_TASK DESCRIPTION_.
Skip every image and restate the data word for word.

_RECORDS FOR THIS EXERCISE_.
┏━━

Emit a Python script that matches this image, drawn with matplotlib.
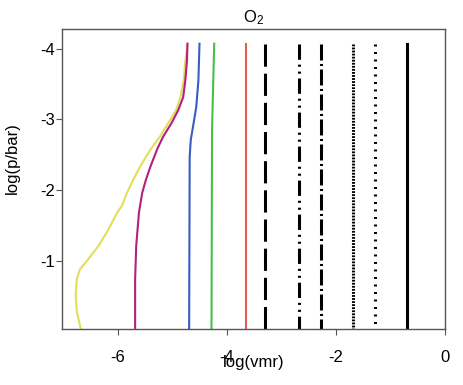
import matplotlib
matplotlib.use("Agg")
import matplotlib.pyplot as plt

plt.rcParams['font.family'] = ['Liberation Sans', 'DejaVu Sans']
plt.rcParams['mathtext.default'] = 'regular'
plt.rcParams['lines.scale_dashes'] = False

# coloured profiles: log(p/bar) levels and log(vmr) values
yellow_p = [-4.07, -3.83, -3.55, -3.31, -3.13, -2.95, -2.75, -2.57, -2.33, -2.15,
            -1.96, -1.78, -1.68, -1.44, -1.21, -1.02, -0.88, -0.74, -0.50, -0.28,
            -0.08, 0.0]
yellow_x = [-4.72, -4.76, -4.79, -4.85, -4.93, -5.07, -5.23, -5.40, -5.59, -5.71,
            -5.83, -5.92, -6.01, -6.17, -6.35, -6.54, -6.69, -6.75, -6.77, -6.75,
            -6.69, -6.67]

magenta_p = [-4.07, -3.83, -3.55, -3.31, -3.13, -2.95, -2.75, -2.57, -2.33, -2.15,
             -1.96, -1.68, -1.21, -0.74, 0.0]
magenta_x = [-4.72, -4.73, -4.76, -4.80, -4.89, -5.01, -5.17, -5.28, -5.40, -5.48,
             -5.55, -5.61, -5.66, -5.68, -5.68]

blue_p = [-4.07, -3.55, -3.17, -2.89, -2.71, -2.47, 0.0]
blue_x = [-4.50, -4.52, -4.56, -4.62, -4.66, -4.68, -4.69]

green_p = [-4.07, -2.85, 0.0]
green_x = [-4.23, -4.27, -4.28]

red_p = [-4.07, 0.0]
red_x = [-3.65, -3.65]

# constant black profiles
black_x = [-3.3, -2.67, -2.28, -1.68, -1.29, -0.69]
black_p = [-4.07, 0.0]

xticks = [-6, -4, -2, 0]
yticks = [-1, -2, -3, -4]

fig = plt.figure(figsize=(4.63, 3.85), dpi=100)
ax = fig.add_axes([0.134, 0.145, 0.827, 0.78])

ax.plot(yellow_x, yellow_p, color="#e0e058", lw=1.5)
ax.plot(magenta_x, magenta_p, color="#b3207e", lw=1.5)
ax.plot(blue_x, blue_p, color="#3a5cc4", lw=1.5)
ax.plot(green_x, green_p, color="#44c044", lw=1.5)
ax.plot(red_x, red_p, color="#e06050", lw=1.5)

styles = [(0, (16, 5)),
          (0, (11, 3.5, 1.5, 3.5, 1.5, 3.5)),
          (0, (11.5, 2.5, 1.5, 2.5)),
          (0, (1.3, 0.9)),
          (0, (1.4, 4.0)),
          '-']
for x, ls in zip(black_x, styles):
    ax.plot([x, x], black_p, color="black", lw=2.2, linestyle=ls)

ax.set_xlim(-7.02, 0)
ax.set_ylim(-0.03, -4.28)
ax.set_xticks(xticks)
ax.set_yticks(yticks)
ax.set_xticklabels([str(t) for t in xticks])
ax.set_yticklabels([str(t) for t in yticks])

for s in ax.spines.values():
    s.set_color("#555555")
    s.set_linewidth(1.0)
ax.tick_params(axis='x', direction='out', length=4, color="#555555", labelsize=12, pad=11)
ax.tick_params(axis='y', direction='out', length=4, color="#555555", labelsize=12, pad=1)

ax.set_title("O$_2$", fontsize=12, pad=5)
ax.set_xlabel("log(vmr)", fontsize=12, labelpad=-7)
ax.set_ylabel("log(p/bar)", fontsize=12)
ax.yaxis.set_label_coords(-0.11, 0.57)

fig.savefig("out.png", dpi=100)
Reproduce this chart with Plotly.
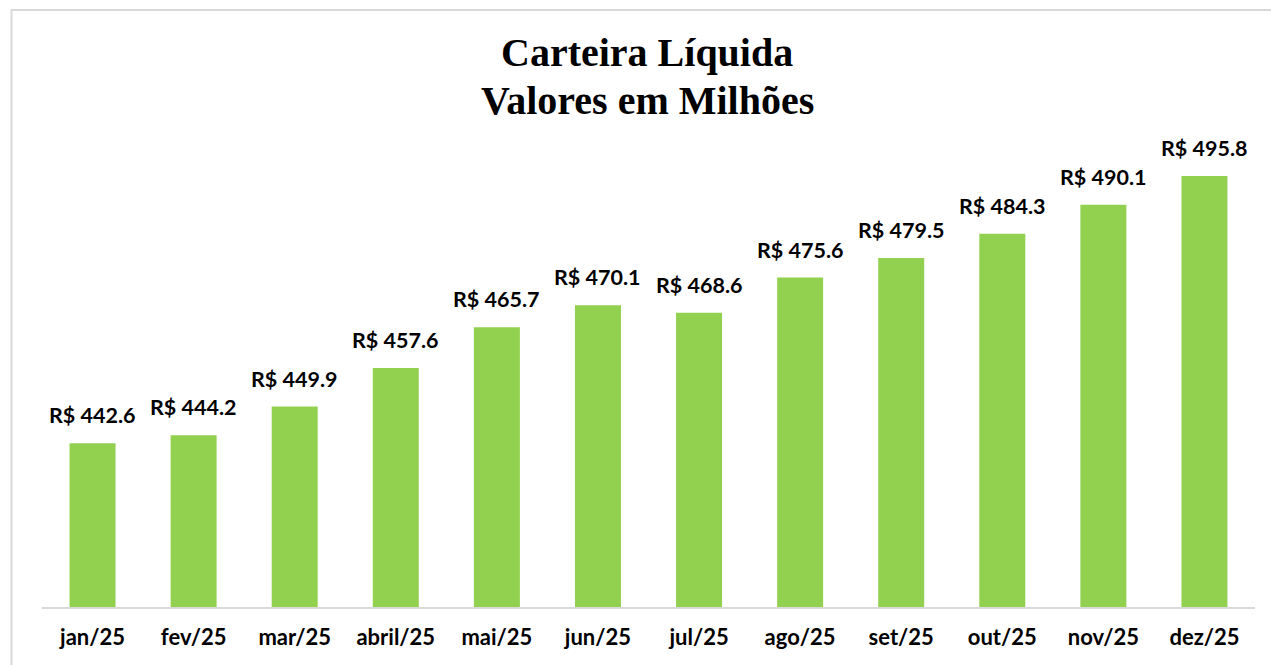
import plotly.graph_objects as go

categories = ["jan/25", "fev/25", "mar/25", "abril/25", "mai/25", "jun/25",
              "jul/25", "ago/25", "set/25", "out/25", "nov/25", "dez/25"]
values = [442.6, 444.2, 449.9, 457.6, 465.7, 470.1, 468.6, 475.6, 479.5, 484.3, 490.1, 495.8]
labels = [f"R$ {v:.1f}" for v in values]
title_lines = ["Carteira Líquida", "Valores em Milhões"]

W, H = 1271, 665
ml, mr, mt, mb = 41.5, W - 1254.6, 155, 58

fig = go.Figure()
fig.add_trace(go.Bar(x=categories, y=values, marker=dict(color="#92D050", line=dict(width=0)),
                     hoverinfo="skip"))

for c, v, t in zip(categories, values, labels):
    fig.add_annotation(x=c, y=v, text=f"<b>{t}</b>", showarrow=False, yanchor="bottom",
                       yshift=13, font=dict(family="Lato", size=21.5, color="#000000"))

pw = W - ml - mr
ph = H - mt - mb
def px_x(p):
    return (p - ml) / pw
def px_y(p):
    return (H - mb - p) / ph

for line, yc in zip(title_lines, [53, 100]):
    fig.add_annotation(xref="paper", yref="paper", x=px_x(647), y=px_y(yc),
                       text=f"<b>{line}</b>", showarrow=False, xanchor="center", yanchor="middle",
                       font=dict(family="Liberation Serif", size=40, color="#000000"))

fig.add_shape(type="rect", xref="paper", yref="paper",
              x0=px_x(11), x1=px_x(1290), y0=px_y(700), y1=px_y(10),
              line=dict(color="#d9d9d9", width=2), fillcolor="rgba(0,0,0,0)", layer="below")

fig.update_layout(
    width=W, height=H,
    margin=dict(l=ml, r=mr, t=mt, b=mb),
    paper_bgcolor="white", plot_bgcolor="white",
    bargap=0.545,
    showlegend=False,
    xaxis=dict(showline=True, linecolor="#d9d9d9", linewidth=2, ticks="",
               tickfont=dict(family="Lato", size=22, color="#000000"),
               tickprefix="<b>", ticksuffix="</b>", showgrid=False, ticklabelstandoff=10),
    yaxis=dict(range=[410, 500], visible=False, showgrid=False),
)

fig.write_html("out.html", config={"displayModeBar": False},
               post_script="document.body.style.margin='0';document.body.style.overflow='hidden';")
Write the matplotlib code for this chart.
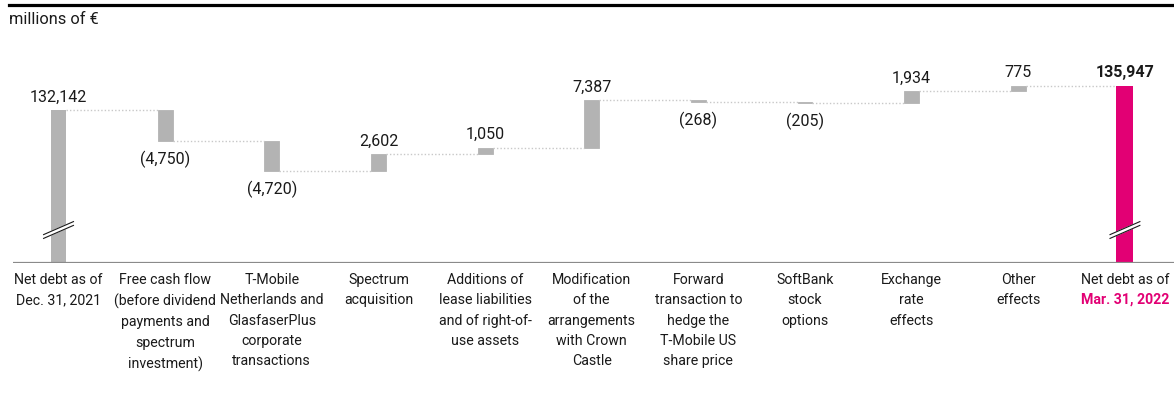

┗━━

_WORKED ANSWER_.
Emit a Python script that matches this image, drawn with matplotlib.
import matplotlib
matplotlib.use("Agg")
import matplotlib.pyplot as plt

plt.rcParams['font.family'] = ['Liberation Sans', 'DejaVu Sans']
plt.rcParams['mathtext.default'] = 'regular'
plt.rcParams['lines.scale_dashes'] = False

# coloured profiles: log(p/bar) levels and log(vmr) values
yellow_p = [-4.07, -3.83, -3.55, -3.31, -3.13, -2.95, -2.75, -2.57, -2.33, -2.15,
            -1.96, -1.78, -1.68, -1.44, -1.21, -1.02, -0.88, -0.74, -0.50, -0.28,
            -0.08, 0.0]
yellow_x = [-4.72, -4.76, -4.79, -4.85, -4.93, -5.07, -5.23, -5.40, -5.59, -5.71,
            -5.83, -5.92, -6.01, -6.17, -6.35, -6.54, -6.69, -6.75, -6.77, -6.75,
            -6.69, -6.67]

magenta_p = [-4.07, -3.83, -3.55, -3.31, -3.13, -2.95, -2.75, -2.57, -2.33, -2.15,
             -1.96, -1.68, -1.21, -0.74, 0.0]
magenta_x = [-4.72, -4.73, -4.76, -4.80, -4.89, -5.01, -5.17, -5.28, -5.40, -5.48,
             -5.55, -5.61, -5.66, -5.68, -5.68]

blue_p = [-4.07, -3.55, -3.17, -2.89, -2.71, -2.47, 0.0]
blue_x = [-4.50, -4.52, -4.56, -4.62, -4.66, -4.68, -4.69]

green_p = [-4.07, -2.85, 0.0]
green_x = [-4.23, -4.27, -4.28]

red_p = [-4.07, 0.0]
red_x = [-3.65, -3.65]

# constant black profiles
black_x = [-3.3, -2.67, -2.28, -1.68, -1.29, -0.69]
black_p = [-4.07, 0.0]

xticks = [-6, -4, -2, 0]
yticks = [-1, -2, -3, -4]

fig = plt.figure(figsize=(4.63, 3.85), dpi=100)
ax = fig.add_axes([0.134, 0.145, 0.827, 0.78])

ax.plot(yellow_x, yellow_p, color="#e0e058", lw=1.5)
ax.plot(magenta_x, magenta_p, color="#b3207e", lw=1.5)
ax.plot(blue_x, blue_p, color="#3a5cc4", lw=1.5)
ax.plot(green_x, green_p, color="#44c044", lw=1.5)
ax.plot(red_x, red_p, color="#e06050", lw=1.5)

styles = [(0, (16, 5)),
          (0, (11, 3.5, 1.5, 3.5, 1.5, 3.5)),
          (0, (11.5, 2.5, 1.5, 2.5)),
          (0, (1.3, 0.9)),
          (0, (1.4, 4.0)),
          '-']
for x, ls in zip(black_x, styles):
    ax.plot([x, x], black_p, color="black", lw=2.2, linestyle=ls)

ax.set_xlim(-7.02, 0)
ax.set_ylim(-0.03, -4.28)
ax.set_xticks(xticks)
ax.set_yticks(yticks)
ax.set_xticklabels([str(t) for t in xticks])
ax.set_yticklabels([str(t) for t in yticks])

for s in ax.spines.values():
    s.set_color("#555555")
    s.set_linewidth(1.0)
ax.tick_params(axis='x', direction='out', length=4, color="#555555", labelsize=12, pad=11)
ax.tick_params(axis='y', direction='out', length=4, color="#555555", labelsize=12, pad=1)

ax.set_title("O$_2$", fontsize=12, pad=5)
ax.set_xlabel("log(vmr)", fontsize=12, labelpad=-7)
ax.set_ylabel("log(p/bar)", fontsize=12)
ax.yaxis.set_label_coords(-0.11, 0.57)

fig.savefig("out.png", dpi=100)
Reproduce this chart with Plotly.
import plotly.graph_objects as go

categories = ["jan/25", "fev/25", "mar/25", "abril/25", "mai/25", "jun/25",
              "jul/25", "ago/25", "set/25", "out/25", "nov/25", "dez/25"]
values = [442.6, 444.2, 449.9, 457.6, 465.7, 470.1, 468.6, 475.6, 479.5, 484.3, 490.1, 495.8]
labels = [f"R$ {v:.1f}" for v in values]
title_lines = ["Carteira Líquida", "Valores em Milhões"]

W, H = 1271, 665
ml, mr, mt, mb = 41.5, W - 1254.6, 155, 58

fig = go.Figure()
fig.add_trace(go.Bar(x=categories, y=values, marker=dict(color="#92D050", line=dict(width=0)),
                     hoverinfo="skip"))

for c, v, t in zip(categories, values, labels):
    fig.add_annotation(x=c, y=v, text=f"<b>{t}</b>", showarrow=False, yanchor="bottom",
                       yshift=13, font=dict(family="Lato", size=21.5, color="#000000"))

pw = W - ml - mr
ph = H - mt - mb
def px_x(p):
    return (p - ml) / pw
def px_y(p):
    return (H - mb - p) / ph

for line, yc in zip(title_lines, [53, 100]):
    fig.add_annotation(xref="paper", yref="paper", x=px_x(647), y=px_y(yc),
                       text=f"<b>{line}</b>", showarrow=False, xanchor="center", yanchor="middle",
                       font=dict(family="Liberation Serif", size=40, color="#000000"))

fig.add_shape(type="rect", xref="paper", yref="paper",
              x0=px_x(11), x1=px_x(1290), y0=px_y(700), y1=px_y(10),
              line=dict(color="#d9d9d9", width=2), fillcolor="rgba(0,0,0,0)", layer="below")

fig.update_layout(
    width=W, height=H,
    margin=dict(l=ml, r=mr, t=mt, b=mb),
    paper_bgcolor="white", plot_bgcolor="white",
    bargap=0.545,
    showlegend=False,
    xaxis=dict(showline=True, linecolor="#d9d9d9", linewidth=2, ticks="",
               tickfont=dict(family="Lato", size=22, color="#000000"),
               tickprefix="<b>", ticksuffix="</b>", showgrid=False, ticklabelstandoff=10),
    yaxis=dict(range=[410, 500], visible=False, showgrid=False),
)

fig.write_html("out.html", config={"displayModeBar": False},
               post_script="document.body.style.margin='0';document.body.style.overflow='hidden';")
Write the matplotlib code for this chart.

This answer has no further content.